--- BEGIN ---

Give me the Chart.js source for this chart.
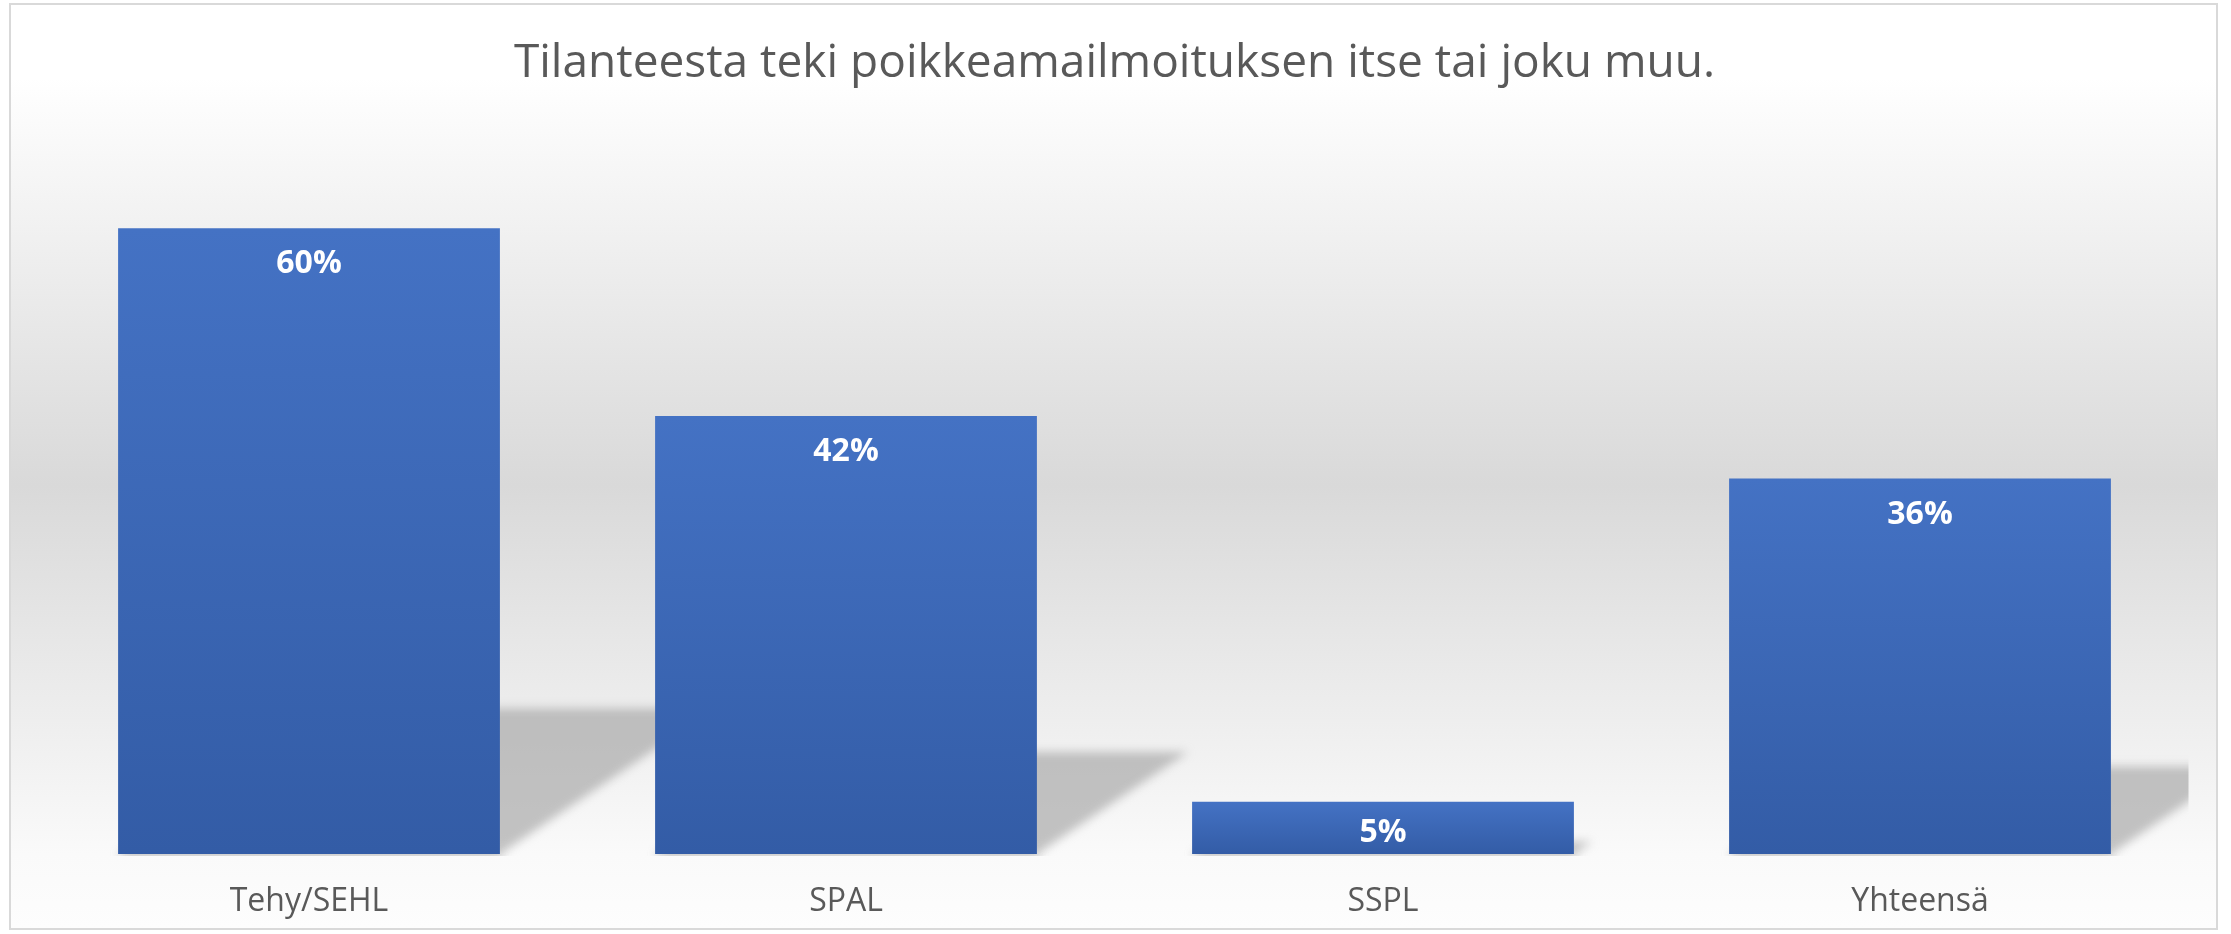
<!DOCTYPE html>
<html>
<head>
<meta charset="utf-8">
<script src="https://cdn.jsdelivr.net/npm/chart.js@4/dist/chart.umd.min.js"></script>
<style>
  html, body { margin: 0; padding: 0; background: #ffffff; }
  #wrap { width: 2231px; height: 934px; position: relative; }
</style>
</head>
<body>
<div id="wrap"><canvas id="c" width="2231" height="934"></canvas></div>
<script>
const categories = ['Tehy/SEHL', 'SPAL', 'SSPL', 'Yhteensä'];
const values = [0.60, 0.42, 0.05, 0.36];
const valueLabels = ['60%', '42%', '5%', '36%'];
const chartTitle = 'Tilanteesta teki poikkeamailmoituksen itse tai joku muu.';

const FONT = "'Open Sans', 'Noto Sans', sans-serif";

const frameBg = {
  id: 'frameBg',
  beforeDraw(chart) {
    const ctx = chart.ctx;
    const x0 = 10, y0 = 4, x1 = 2217, y1 = 929;
    ctx.save();
    const g = ctx.createLinearGradient(0, y0, 0, y1);
    g.addColorStop(0, '#ffffff');
    g.addColorStop(0.08, '#ffffff');
    g.addColorStop(0.52, '#d9d9d9');
    g.addColorStop(0.92, '#fafafa');
    g.addColorStop(1, '#fdfdfd');
    ctx.fillStyle = g;
    ctx.fillRect(x0, y0, x1 - x0, y1 - y0);
    ctx.strokeStyle = '#d9d9d9';
    ctx.lineWidth = 2;
    ctx.strokeRect(x0, y0, x1 - x0, y1 - y0);
    ctx.restore();
  }
};

const floorShadow = {
  id: 'floorShadow',
  beforeDatasetsDraw(chart) {
    const ctx = chart.ctx;
    const area = chart.chartArea;
    const meta = chart.getDatasetMeta(0);
    ctx.save();
    ctx.beginPath();
    ctx.rect(area.left, area.top, area.right - area.left, area.bottom - area.top + 2);
    ctx.clip();
    ctx.filter = 'blur(5px)';
    ctx.fillStyle = 'rgba(160,160,160,0.62)';
    meta.data.forEach(bar => {
      const p = bar.getProps(['x', 'y', 'base', 'width'], true);
      const left = p.x - p.width / 2, right = p.x + p.width / 2;
      const h = p.base - p.y;
      const dy = h * 0.233, dx = dy * 1.48;
      ctx.beginPath();
      ctx.moveTo(left, p.base);
      ctx.lineTo(right, p.base);
      ctx.lineTo(right + dx, p.base - dy);
      ctx.lineTo(left + dx, p.base - dy);
      ctx.closePath();
      ctx.fill();
      ctx.fillRect(left + 2, p.base, p.width, 4);
    });
    ctx.restore();
  }
};

const insideLabels = {
  id: 'insideLabels',
  afterDatasetsDraw(chart) {
    const ctx = chart.ctx;
    const meta = chart.getDatasetMeta(0);
    ctx.save();
    ctx.font = "bold 32px " + FONT;
    ctx.fillStyle = '#ffffff';
    ctx.textAlign = 'center';
    ctx.textBaseline = 'middle';
    meta.data.forEach((bar, i) => {
      const p = bar.getProps(['x', 'y', 'base'], true);
      const off = Math.min(36, (p.base - p.y) * 0.6);
      ctx.fillText(valueLabels[i], p.x, p.y + off);
    });
    ctx.restore();
  }
};

function barGradient(context) {
  const chart = context.chart;
  if (!chart.chartArea || context.dataIndex === undefined) return '#4472c4';
  const ys = chart.scales.y;
  const top = ys.getPixelForValue(values[context.dataIndex]);
  const base = ys.getPixelForValue(0);
  const g = chart.ctx.createLinearGradient(0, top, 0, base);
  g.addColorStop(0, '#4472c4');
  g.addColorStop(1, '#335ca6');
  return g;
}

new Chart(document.getElementById('c'), {
  type: 'bar',
  data: {
    labels: categories,
    datasets: [{
      data: values,
      backgroundColor: barGradient,
      borderWidth: 0,
      barPercentage: 0.711,
      categoryPercentage: 1.0
    }]
  },
  options: {
    responsive: false,
    animation: false,
    events: [],
    layout: { padding: { top: 36.4, left: 40.5, right: 42.5, bottom: 13 } },
    plugins: {
      legend: { display: false },
      tooltip: { enabled: false },
      title: {
        display: true,
        text: chartTitle,
        color: '#595959',
        font: { family: FONT, size: 46, weight: 'normal', lineHeight: 1.2 },
        padding: { top: 0, bottom: 32.4 }
      }
    },
    scales: {
      x: {
        grid: { display: false, drawTicks: false },
        border: { display: false },
        ticks: {
          color: '#595959',
          padding: 29,
          font: { family: FONT, size: 32, lineHeight: 1.2 }
        },
        afterFit(scale) { scale.height = 67; }
      },
      y: {
        display: false,
        min: 0,
        max: 0.7
      }
    }
  },
  plugins: [frameBg, floorShadow, insideLabels]
});
</script>
</body>
</html>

--- END ---

PROBLEM:
The material above must be printed exactly, with its pictures left out.

COMPLETE OUTPUT:
Give me the Chart.js source for this chart.
<!DOCTYPE html>
<html>
<head>
<meta charset="utf-8">
<script src="https://cdn.jsdelivr.net/npm/chart.js@4/dist/chart.umd.min.js"></script>
<style>
  html, body { margin: 0; padding: 0; background: #ffffff; }
  #wrap { width: 2231px; height: 934px; position: relative; }
</style>
</head>
<body>
<div id="wrap"><canvas id="c" width="2231" height="934"></canvas></div>
<script>
const categories = ['Tehy/SEHL', 'SPAL', 'SSPL', 'Yhteensä'];
const values = [0.60, 0.42, 0.05, 0.36];
const valueLabels = ['60%', '42%', '5%', '36%'];
const chartTitle = 'Tilanteesta teki poikkeamailmoituksen itse tai joku muu.';

const FONT = "'Open Sans', 'Noto Sans', sans-serif";

const frameBg = {
  id: 'frameBg',
  beforeDraw(chart) {
    const ctx = chart.ctx;
    const x0 = 10, y0 = 4, x1 = 2217, y1 = 929;
    ctx.save();
    const g = ctx.createLinearGradient(0, y0, 0, y1);
    g.addColorStop(0, '#ffffff');
    g.addColorStop(0.08, '#ffffff');
    g.addColorStop(0.52, '#d9d9d9');
    g.addColorStop(0.92, '#fafafa');
    g.addColorStop(1, '#fdfdfd');
    ctx.fillStyle = g;
    ctx.fillRect(x0, y0, x1 - x0, y1 - y0);
    ctx.strokeStyle = '#d9d9d9';
    ctx.lineWidth = 2;
    ctx.strokeRect(x0, y0, x1 - x0, y1 - y0);
    ctx.restore();
  }
};

const floorShadow = {
  id: 'floorShadow',
  beforeDatasetsDraw(chart) {
    const ctx = chart.ctx;
    const area = chart.chartArea;
    const meta = chart.getDatasetMeta(0);
    ctx.save();
    ctx.beginPath();
    ctx.rect(area.left, area.top, area.right - area.left, area.bottom - area.top + 2);
    ctx.clip();
    ctx.filter = 'blur(5px)';
    ctx.fillStyle = 'rgba(160,160,160,0.62)';
    meta.data.forEach(bar => {
      const p = bar.getProps(['x', 'y', 'base', 'width'], true);
      const left = p.x - p.width / 2, right = p.x + p.width / 2;
      const h = p.base - p.y;
      const dy = h * 0.233, dx = dy * 1.48;
      ctx.beginPath();
      ctx.moveTo(left, p.base);
      ctx.lineTo(right, p.base);
      ctx.lineTo(right + dx, p.base - dy);
      ctx.lineTo(left + dx, p.base - dy);
      ctx.closePath();
      ctx.fill();
      ctx.fillRect(left + 2, p.base, p.width, 4);
    });
    ctx.restore();
  }
};

const insideLabels = {
  id: 'insideLabels',
  afterDatasetsDraw(chart) {
    const ctx = chart.ctx;
    const meta = chart.getDatasetMeta(0);
    ctx.save();
    ctx.font = "bold 32px " + FONT;
    ctx.fillStyle = '#ffffff';
    ctx.textAlign = 'center';
    ctx.textBaseline = 'middle';
    meta.data.forEach((bar, i) => {
      const p = bar.getProps(['x', 'y', 'base'], true);
      const off = Math.min(36, (p.base - p.y) * 0.6);
      ctx.fillText(valueLabels[i], p.x, p.y + off);
    });
    ctx.restore();
  }
};

function barGradient(context) {
  const chart = context.chart;
  if (!chart.chartArea || context.dataIndex === undefined) return '#4472c4';
  const ys = chart.scales.y;
  const top = ys.getPixelForValue(values[context.dataIndex]);
  const base = ys.getPixelForValue(0);
  const g = chart.ctx.createLinearGradient(0, top, 0, base);
  g.addColorStop(0, '#4472c4');
  g.addColorStop(1, '#335ca6');
  return g;
}

new Chart(document.getElementById('c'), {
  type: 'bar',
  data: {
    labels: categories,
    datasets: [{
      data: values,
      backgroundColor: barGradient,
      borderWidth: 0,
      barPercentage: 0.711,
      categoryPercentage: 1.0
    }]
  },
  options: {
    responsive: false,
    animation: false,
    events: [],
    layout: { padding: { top: 36.4, left: 40.5, right: 42.5, bottom: 13 } },
    plugins: {
      legend: { display: false },
      tooltip: { enabled: false },
      title: {
        display: true,
        text: chartTitle,
        color: '#595959',
        font: { family: FONT, size: 46, weight: 'normal', lineHeight: 1.2 },
        padding: { top: 0, bottom: 32.4 }
      }
    },
    scales: {
      x: {
        grid: { display: false, drawTicks: false },
        border: { display: false },
        ticks: {
          color: '#595959',
          padding: 29,
          font: { family: FONT, size: 32, lineHeight: 1.2 }
        },
        afterFit(scale) { scale.height = 67; }
      },
      y: {
        display: false,
        min: 0,
        max: 0.7
      }
    }
  },
  plugins: [frameBg, floorShadow, insideLabels]
});
</script>
</body>
</html>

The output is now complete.